**What needs to be done:** Report back each line of the records that contains the string "this".

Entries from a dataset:
_ _ _

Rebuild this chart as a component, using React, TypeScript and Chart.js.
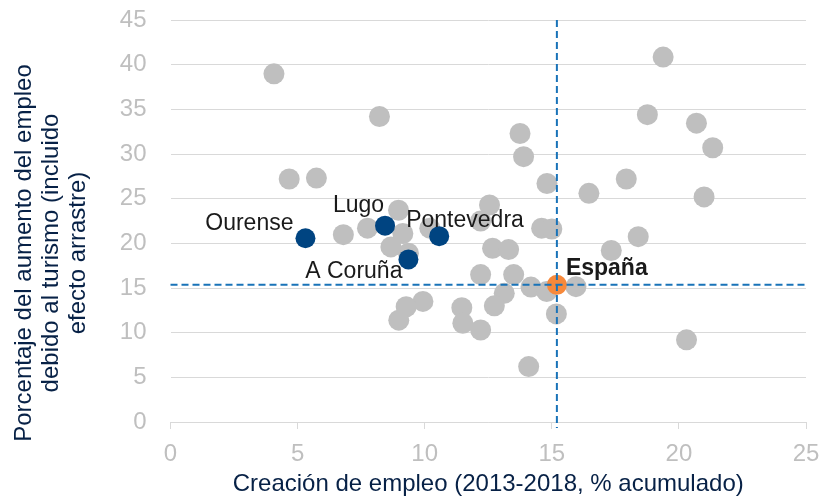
import React, { useEffect, useRef } from 'react';
import { Chart, registerables } from 'chart.js';

Chart.register(...registerables);

// Other Spanish provinces (grey)
const otherX = [4.07, 8.22, 4.67, 5.74, 8.97, 12.55, 19.38, 18.76, 20.69, 21.33, 13.75, 13.89, 14.81, 16.46, 17.93, 20.99, 6.8, 7.75, 9.14, 8.67, 9.36, 10.2, 12.2, 14.6, 15.0, 12.67, 13.3, 17.34, 18.4, 12.2, 13.5, 14.18, 14.8, 13.13, 12.74, 9.93, 9.27, 8.98, 11.46, 11.5, 12.2, 15.95, 15.18, 14.09, 20.3];
const otherY = [38.97, 34.2, 27.2, 27.3, 23.7, 24.3, 40.85, 34.4, 33.45, 30.7, 32.3, 29.7, 26.7, 25.6, 27.2, 25.2, 20.97, 21.7, 21.1, 19.6, 18.9, 21.7, 22.5, 21.7, 21.6, 19.45, 19.3, 19.2, 20.75, 16.5, 16.5, 15.1, 14.6, 14.4, 13.0, 13.5, 12.9, 11.4, 12.8, 11.05, 10.3, 15.15, 12.1, 6.2, 9.2];

// Galician provinces (blue)
const galiciaNames = ['Ourense', 'Lugo', 'Pontevedra', 'A Coruña'];
const galiciaX = [5.31, 8.44, 10.57, 9.36];
const galiciaY = [20.57, 21.98, 20.8, 18.2];

// Spain (orange, and reference lines)
const spainName = 'España';
const spainX = [15.2];
const spainY = [15.35];

const xMin = 0, xMax = 25, xStep = 5;
const yMin = 0, yMax = 45, yStep = 5;

const xTitle = 'Creación de empleo (2013-2018, % acumulado)';
const yTitle = ['Porcentaje del aumento del empleo', 'debido al turismo (incluido', 'efecto arrastre)'];

const FONT = "'Liberation Sans', Arial, sans-serif";

// label placement: [dx, dy, align]
const labelOffsets: [number, number, CanvasTextAlign][] = [
  [-12, -8, 'right'],
  [-1, -14, 'right'],
  [-33, -9, 'left'],
  [-6, 19, 'right'],
];

export default function App() {
  const ref = useRef<HTMLCanvasElement | null>(null);

  useEffect(() => {
    document.body.style.margin = '0';
    const canvas = ref.current;
    if (!canvas) return;

    const annotations = {
      id: 'annotations',
      afterDatasetsDraw(chart: any) {
        const { ctx, chartArea, scales } = chart;
        const x = scales.x, y = scales.y;
        const px = x.getPixelForValue(spainX[0]);
        const py = y.getPixelForValue(spainY[0]);
        ctx.save();
        ctx.strokeStyle = '#1973B8';
        ctx.lineWidth = 2;
        ctx.setLineDash([7, 4]);
        ctx.beginPath();
        ctx.moveTo(px, chartArea.top);
        ctx.lineTo(px, chartArea.bottom + 6);
        ctx.stroke();
        ctx.beginPath();
        ctx.moveTo(chartArea.left, py);
        ctx.lineTo(chartArea.right + 2, py);
        ctx.stroke();
        ctx.restore();
      },
      afterDraw(chart: any) {
        const { ctx, scales, chartArea } = chart;
        const x = scales.x, y = scales.y;
        ctx.save();
        ctx.fillStyle = '#1a1a1a';
        ctx.textBaseline = 'alphabetic';
        ctx.font = `23px ${FONT}`;
        galiciaNames.forEach((n, i) => {
          const [dx, dy, al] = labelOffsets[i];
          ctx.textAlign = al;
          ctx.fillText(n, x.getPixelForValue(galiciaX[i]) + dx, y.getPixelForValue(galiciaY[i]) + dy);
        });
        ctx.font = `bold 23px ${FONT}`;
        ctx.textAlign = 'left';
        ctx.fillText(spainName, x.getPixelForValue(spainX[0]) + 9, y.getPixelForValue(spainY[0]) - 10);

        // axis titles
        ctx.fillStyle = '#072146';
        ctx.font = `24px ${FONT}`;
        ctx.textAlign = 'center';
        ctx.textBaseline = 'middle';
        ctx.fillText(xTitle, (chartArea.left + chartArea.right) / 2, 484);
        ctx.translate(51, 253);
        ctx.rotate(-Math.PI / 2);
        yTitle.forEach((t, i) => {
          ctx.fillText(t, 0, (i - 1) * 27);
        });
        ctx.restore();
      },
    };

    const zeroPad = (s: any) => {
      s.paddingTop = 0;
      s.paddingBottom = 0;
      s.paddingLeft = 0;
      s.paddingRight = 0;
    };

    const chart = new Chart(canvas, {
      type: 'scatter',
      data: {
        datasets: [
          {
            label: spainName,
            data: spainX.map((v, i) => ({ x: v, y: spainY[i] })),
            backgroundColor: '#F7893B',
            borderWidth: 0,
            pointRadius: 10,
            order: 0,
          },
          {
            label: 'Galicia',
            data: galiciaX.map((v, i) => ({ x: v, y: galiciaY[i] })),
            backgroundColor: '#004481',
            borderWidth: 0,
            pointRadius: 10,
            order: 1,
          },
          {
            label: 'Resto',
            data: otherX.map((v, i) => ({ x: v, y: otherY[i] })),
            backgroundColor: '#BFBFBF',
            borderWidth: 0,
            pointRadius: 10.5,
            order: 2,
          },
        ],
      },
      options: {
        responsive: false,
        animation: false,
        layout: { padding: { left: 0, right: 17, top: 20, bottom: 0 } },
        plugins: { legend: { display: false }, tooltip: { enabled: false } },
        scales: {
          x: {
            type: 'linear',
            min: xMin,
            max: xMax,
            ticks: { stepSize: xStep, color: '#BFBFBF', font: { size: 24, family: FONT }, padding: 11, maxRotation: 0 },
            grid: { drawOnChartArea: false, drawTicks: true, tickLength: 7, color: '#D9D9D9' },
            border: { display: true, color: '#D9D9D9' },
            afterFit: (s: any) => { s.height = 74; zeroPad(s); },
          },
          y: {
            type: 'linear',
            min: yMin,
            max: yMax,
            ticks: { stepSize: yStep, color: '#BFBFBF', font: { size: 24, family: FONT }, padding: 24 },
            grid: { drawTicks: false, color: '#D9D9D9' },
            border: { display: false },
            afterFit: (s: any) => { s.width = 170.5; zeroPad(s); },
          },
        },
      },
      plugins: [annotations],
    });
    return () => chart.destroy();
  }, []);

  return (
    <div style={{ width: 823, height: 496 }}>
      <canvas ref={ref} width={823} height={496} />
    </div>
  );
}
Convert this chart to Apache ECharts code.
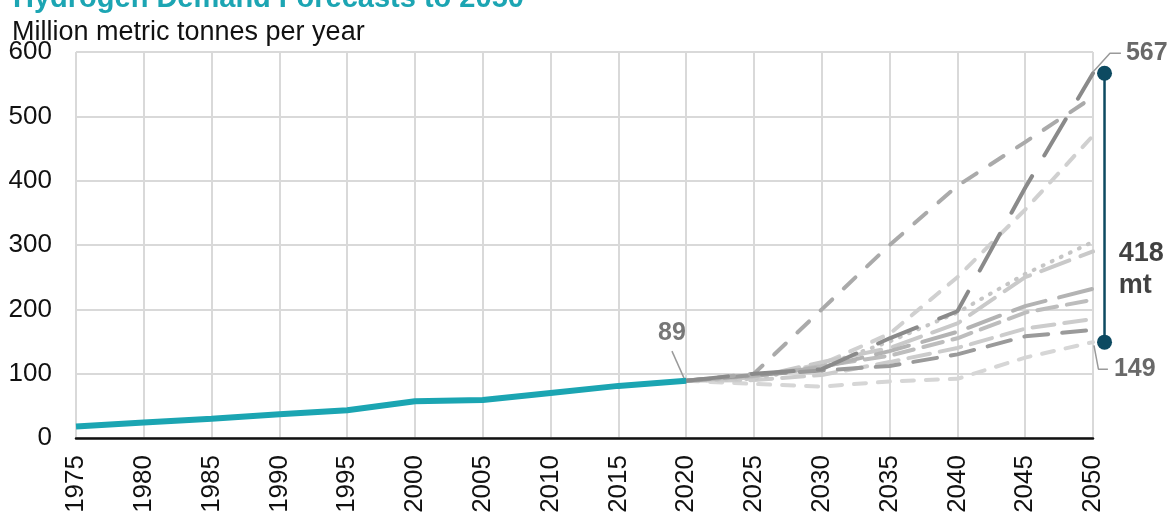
<!DOCTYPE html>
<html>
<head>
<meta charset="utf-8">
<script src="https://cdn.jsdelivr.net/npm/echarts@6/dist/echarts.min.js"></script>
<style>
html,body{margin:0;padding:0;background:#fff;}
#chart{width:1175px;height:513px;}
</style>
</head>
<body>
<div id="chart"></div>
<script>
// ---- Data ----
const chartTitle = 'Hydrogen Demand Forecasts to 2050';
const unitLabel = 'Million metric tonnes per year';
const histYears = [1975, 1980, 1985, 1990, 1995, 2000, 2005, 2010, 2015, 2020];
const histValues = [18, 24, 30, 37, 43, 57, 59, 70, 81, 89];
const fcYears = [2020, 2025, 2030, 2035, 2040, 2045, 2050];
const fcA = [89, 100, 107, 155, 197, 389, 567];
const fcB = [89, 100, 200, 300, 392, 460, 530];
const fcC = [89, 95, 115, 162, 250, 355, 470];
const fcD = [89, 92, 112, 150, 195, 255, 305];
const fcE = [89, 94, 118, 140, 178, 250, 290];
const fcF = [89, 97, 110, 135, 165, 205, 232];
const fcG = [89, 98, 105, 112, 130, 158, 168];
const fcH = [89, 84, 80, 88, 92, 125, 149];
const fcI = [89, 96, 112, 128, 155, 195, 215];
const fcJ = [89, 90, 98, 118, 140, 170, 185];
const rangeLow = 149;
const rangeHigh = 567;
const rangeText = '418\nmt';
const yTicks = [0, 100, 200, 300, 400, 500, 600];

// ---- Layout ----
const FONT = 'Liberation Sans, Arial, sans-serif';
const G = { left: 76, right: 82, top: 52, bottom: 75 };
const W = 1175;
const xMin = 1975, xMax = 2050;
const plotW = W - G.left - G.right;
// overlay grid reaching the right edge of the canvas, same scale per year
const xMaxWide = xMax + G.right * (xMax - xMin) / plotW;

function pairs(xs, ys){ return xs.map((x, i) => [x, ys[i]]); }

function fc(name, vals, color, dash, width){
  return {
    name, type: 'line', data: pairs(fcYears, vals), symbol: 'none', z: 3,
    lineStyle: { color, width: width || 4, type: dash, cap: 'round' },
    silent: true, animation: false
  };
}
function leader(points){
  return {
    type: 'line', xAxisIndex: 1, yAxisIndex: 1, symbol: 'none', clip: false, z: 6,
    animation: false, silent: true, data: points,
    lineStyle: { color: '#9a9a9a', width: 1.5 }
  };
}
function textAt(point, text, position, distance, style){
  return {
    type: 'scatter', xAxisIndex: 1, yAxisIndex: 1, clip: false, z: 7, animation: false,
    silent: true, symbolSize: 0, data: [point],
    label: Object.assign({ show: true, position, distance, formatter: text, fontFamily: FONT }, style)
  };
}
const numStyle = { color: '#444', fontSize: 25, fontWeight: 'bold' };

const series = [
  fc('H', fcH, '#d6d6d6', [12, 12]),
  fc('J', fcJ, '#cccccc', [22, 10]),
  fc('C', fcC, '#d0d0d0', [12, 12]),
  fc('D', fcD, '#c6c6c6', [1, 9]),
  fc('E', fcE, '#c9c9c9', [30, 12]),
  fc('I', fcI, '#bdbdbd', [20, 10]),
  fc('F', fcF, '#b3b3b3', [34, 14]),
  fc('G', fcG, '#9a9a9a', [24, 14]),
  fc('B', fcB, '#aaaaaa', [16, 16]),
  fc('A', fcA, '#8a8a8a', [42, 24]),
  {
    name: 'Historical', type: 'line', data: pairs(histYears, histValues), symbol: 'none', z: 5,
    lineStyle: { color: '#1ba5b2', width: 6 }, animation: false
  },
  // "89" leader + label
  leader([[2018.95, 135], [2019.84, 93]]),
  textAt([2018.95, 137], String(histValues[histValues.length - 1]), 'top', 4, { color: '#555', fontSize: 25, fontWeight: 'bold' }),
  // range bar
  {
    type: 'line', xAxisIndex: 1, yAxisIndex: 1, clip: false, z: 6, animation: false,
    data: [[2050.85, rangeLow], [2050.85, rangeHigh]],
    symbol: 'circle', symbolSize: 15,
    itemStyle: { color: '#0d4a61' },
    lineStyle: { color: '#0d4a61', width: 2.5 }
  },
  // 567 leader
  leader([[2050, 569], [2051.25, 598], [2052.06, 598]]),
  textAt([2052.06, 598], String(rangeHigh), 'right', 5, numStyle),
  // 149 leader
  leader([[2050.07, 144], [2050.4, 107], [2051.1, 107]]),
  textAt([2051.1, 107], String(rangeLow), 'right', 6, numStyle),
  // range text
  textAt([2051.6, (rangeLow + rangeHigh) / 2 - 96], rangeText, 'right', 4,
    { color: '#111', fontSize: 27, fontWeight: 'bold', lineHeight: 32, align: 'left' })
];

const option = {
  backgroundColor: '#fff',
  animation: false,
  textStyle: { fontFamily: FONT },
  title: [
    { text: chartTitle, left: 8, top: -21, textStyle: { color: '#1ca5b3', fontSize: 29, fontWeight: 'bold', fontFamily: FONT } },
    { text: unitLabel, left: 7, top: 14, textStyle: { color: '#111', fontSize: 27, fontWeight: 'normal', fontFamily: FONT } }
  ],
  grid: [
    { left: G.left, right: G.right, top: G.top, bottom: G.bottom, containLabel: false, outerBoundsMode: 'none' },
    { left: G.left, right: 0, top: G.top, bottom: G.bottom, containLabel: false, outerBoundsMode: 'none' }
  ],
  xAxis: [{
    type: 'value', min: xMin, max: xMax, interval: 5, gridIndex: 0,
    axisLine: { show: true, lineStyle: { color: '#111', width: 2.5 } },
    axisTick: { show: false },
    axisLabel: { rotate: 90, fontSize: 26, color: '#111', margin: 17, fontFamily: FONT, formatter: v => String(v) },
    splitLine: { show: true, lineStyle: { color: '#d9d9d9', width: 2 } }
  }, {
    type: 'value', min: xMin, max: xMaxWide, gridIndex: 1, show: false,
    splitLine: { show: false }
  }],
  yAxis: [{
    type: 'value', min: yTicks[0], max: yTicks[yTicks.length - 1], interval: 100, gridIndex: 0,
    axisLine: { show: false }, axisTick: { show: false },
    axisLabel: { fontSize: 26, color: '#111', margin: 24, fontFamily: FONT },
    splitLine: { show: true, lineStyle: { color: '#d9d9d9', width: 2 } }
  }, {
    type: 'value', min: yTicks[0], max: yTicks[yTicks.length - 1], gridIndex: 1, show: false,
    splitLine: { show: false }
  }],
  series
};

const chart = echarts.init(document.getElementById('chart'), null, { renderer: 'canvas' });
chart.setOption(option);
</script>
</body>
</html>
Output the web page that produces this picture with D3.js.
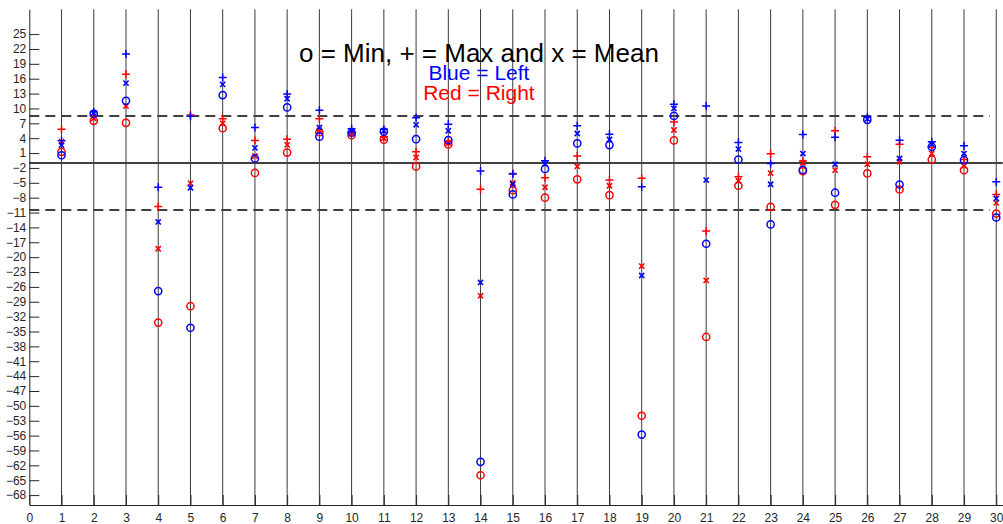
<!DOCTYPE html>
<html>
<head>
<meta charset="utf-8">
<script src="https://cdn.jsdelivr.net/npm/d3@7"></script>
<style>
  body { margin: 0; background: #fff; }
  svg { display: block; font-family: "Liberation Sans", Arial, sans-serif; }
</style>
</head>
<body>
<div class="container"></div>
<script>
var width = 1003;
var height = 524;

// Trial numbers on the x axis
var trials = d3.range(1, 31);

// Left side (blue)
var blueMin  = [0.55, 8.9, 11.55, -26.85, -34.25, 12.7, -0.1, 10.2, 4.3, 5.1, 5.3, 3.8, 3.6, -61.3, -7.35, -2.2, 2.95, 2.6, -55.8, 8.5, -17.3, -0.3, -13.4, -2.4, -7.0, 7.7, -5.35, 2.25, -0.4, -12.0];
var blueMean = [2.6, 9.1, 15.1, -12.9, -6.0, 14.85, 2.05, 11.95, 6.15, 5.5, 5.5, 6.7, 5.5, -25.1, -5.3, -1.2, 4.95, 3.75, -23.7, 10.0, -4.45, 1.8, -5.3, 0.9, -1.25, 7.9, -0.1, 2.8, 0.9, -8.15];
var blueMax  = [3.5, 9.3, 21.0, -5.9, 8.4, 16.25, 6.15, 12.9, 9.65, 5.9, 5.8, 8.1, 6.8, -2.6, -3.25, -0.55, 6.5, 4.8, -5.8, 10.85, 10.5, 3.15, -1.1, 4.75, 4.2, 8.2, 3.6, 3.3, 2.45, -4.8];

// Right side (red)
var redMin  = [1.25, 7.5, 7.1, -33.2, -29.9, 6.0, -3.0, 1.1, 5.2, 4.6, 3.7, -1.7, 2.75, -64.0, -6.5, -8.0, -4.3, -7.5, -52.0, 3.55, -36.1, -5.6, -9.85, -2.65, -9.45, -3.1, -6.35, -0.3, -2.45, -11.2];
var redMean = [3.3, 8.0, 10.5, -18.3, -5.1, 7.0, 0.4, 2.65, 5.6, 5.0, 4.0, 0.1, 3.0, -27.8, -5.0, -5.9, -1.7, -5.6, -21.8, 5.65, -24.7, -4.6, -3.05, -0.95, -2.45, -1.25, -0.75, 0.9, -1.6, -9.05];
var redMax  = [5.8, 8.4, 16.9, -9.8, 8.7, 7.9, 3.55, 3.8, 7.9, 5.3, 4.3, 1.25, 3.3, -6.3, -3.1, -4.0, 0.4, -4.45, -4.1, 7.25, -14.7, -3.8, 0.85, -0.6, 5.5, 0.25, 2.8, 2.1, -0.3, -7.35];

// Reference lines: overall mean and +/- band
var meanLine = -1;
var bandLines = [8.5, -10.5];

// Axis tick values
var xTicks = d3.range(0, 31);
var yTicks = d3.range(25, -69, -3);

var colors = { left: "#0000ff", right: "#ff0000" };

var svg = d3.select(".container").append("svg")
  .attr("width", width)
  .attr("height", height);

// the plot runs a little past 30 and is cut off by the window edge
var xScale = d3.scaleLinear().domain([0, 30.2]).range([29.3, 1002.7]);
var yScale = d3.scaleLinear().domain([-70, 30]).range([505, 9.3]);

renderGrid();
renderRefLines();
renderAxes();
renderSeries(redMin, redMean, redMax, colors.right);
renderSeries(blueMin, blueMean, blueMax, colors.left);
renderLabels();

function renderGrid() {
  svg.append("g")
    .attr("class", "grid")
    .selectAll("line")
    .data(trials)
    .enter().append("line")
    .attr("x1", d => xScale(d))
    .attr("x2", d => xScale(d))
    .attr("y1", yScale(30))
    .attr("y2", yScale(-70))
    .style("stroke", "#3a3a3a")
    .style("stroke-width", 1);
}

function renderRefLines() {
  svg.append("line")
    .attr("x1", xScale(0))
    .attr("x2", xScale(30.2))
    .attr("y1", yScale(meanLine))
    .attr("y2", yScale(meanLine))
    .style("stroke", "#404040")
    .style("stroke-width", 2);

  svg.selectAll("line.band")
    .data(bandLines)
    .enter().append("line")
    .attr("class", "band")
    .attr("x1", xScale(0))
    .attr("x2", xScale(29.8))
    .attr("y1", d => yScale(d))
    .attr("y2", d => yScale(d))
    .style("stroke", "#404040")
    .style("stroke-width", 2)
    .style("stroke-dasharray", "10,6");
}

function renderAxes() {
  var axisY = d3.axisLeft(yScale)
    .tickValues(yTicks)
    .tickSizeInner(-10)
    .tickSizeOuter(0)
    .tickPadding(3)
    .tickFormat(d3.format("d"));

  var gy = svg.append("g")
    .attr("transform", "translate(" + xScale(0) + ",0)")
    .call(axisY);

  var axisX = d3.axisBottom(xScale)
    .tickValues(xTicks)
    .tickSizeInner(-10)
    .tickSizeOuter(0)
    .tickPadding(8)
    .tickFormat(d3.format("d"));

  var gx = svg.append("g")
    .attr("transform", "translate(0," + yScale(-70) + ")")
    .call(axisX);

  [gx, gy].forEach(function (g) {
    g.select(".domain").style("stroke", "#262626");
    g.selectAll(".tick line").style("stroke", "#262626");
    g.selectAll(".tick text")
      .style("fill", "#262626")
      .style("font-size", "12px")
      .style("font-family", "\"Liberation Sans\", Arial, sans-serif");
  });
}

// o = min, + = max, x = mean
function renderSeries(mins, means, maxs, color) {
  var g = svg.append("g");

  g.selectAll("circle")
    .data(trials)
    .enter().append("circle")
    .attr("cx", d => xScale(d))
    .attr("cy", (d, i) => yScale(mins[i]))
    .attr("r", 3.6)
    .style("fill", "none")
    .style("stroke", color)
    .style("stroke-width", 1.5);

  var plusSize = 4;
  g.selectAll("path.max")
    .data(trials)
    .enter().append("path")
    .attr("class", "max")
    .attr("d", function (d, i) {
      var cx = xScale(d), cy = yScale(maxs[i]);
      return "M" + (cx - plusSize) + "," + cy + "H" + (cx + plusSize) +
        "M" + cx + "," + (cy - plusSize) + "V" + (cy + plusSize);
    })
    .style("stroke", color)
    .style("stroke-width", 1.5);

  var crossSize = 2.6;
  g.selectAll("path.mean")
    .data(trials)
    .enter().append("path")
    .attr("class", "mean")
    .attr("d", function (d, i) {
      var cx = xScale(d), cy = yScale(means[i]);
      return "M" + (cx - crossSize) + "," + (cy - crossSize) + "L" + (cx + crossSize) + "," + (cy + crossSize) +
        "M" + (cx - crossSize) + "," + (cy + crossSize) + "L" + (cx + crossSize) + "," + (cy - crossSize);
    })
    .style("stroke", color)
    .style("stroke-width", 1.6);
}

function renderLabels() {
  var labels = [
    { text: "o = Min, + = Max and x = Mean", y: 19.3, size: 26, color: "#000" },
    { text: "Blue = Left", y: 15.8, size: 21, color: colors.left },
    { text: "Red = Right", y: 11.8, size: 21, color: colors.right }
  ];
  svg.selectAll("text.label")
    .data(labels)
    .enter().append("text")
    .attr("class", "label")
    .attr("x", xScale(13.95))
    .attr("y", d => yScale(d.y))
    .style("text-anchor", "middle")
    .style("font-size", d => d.size + "px")
    .style("fill", d => d.color)
    .text(d => d.text);
}
</script>
</body>
</html>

_ _ _

**Full solution:**
Rebuild this chart as a component, using React, TypeScript and Chart.js.
Convert this chart to Apache ECharts code.
Output the web page that produces this picture with D3.js.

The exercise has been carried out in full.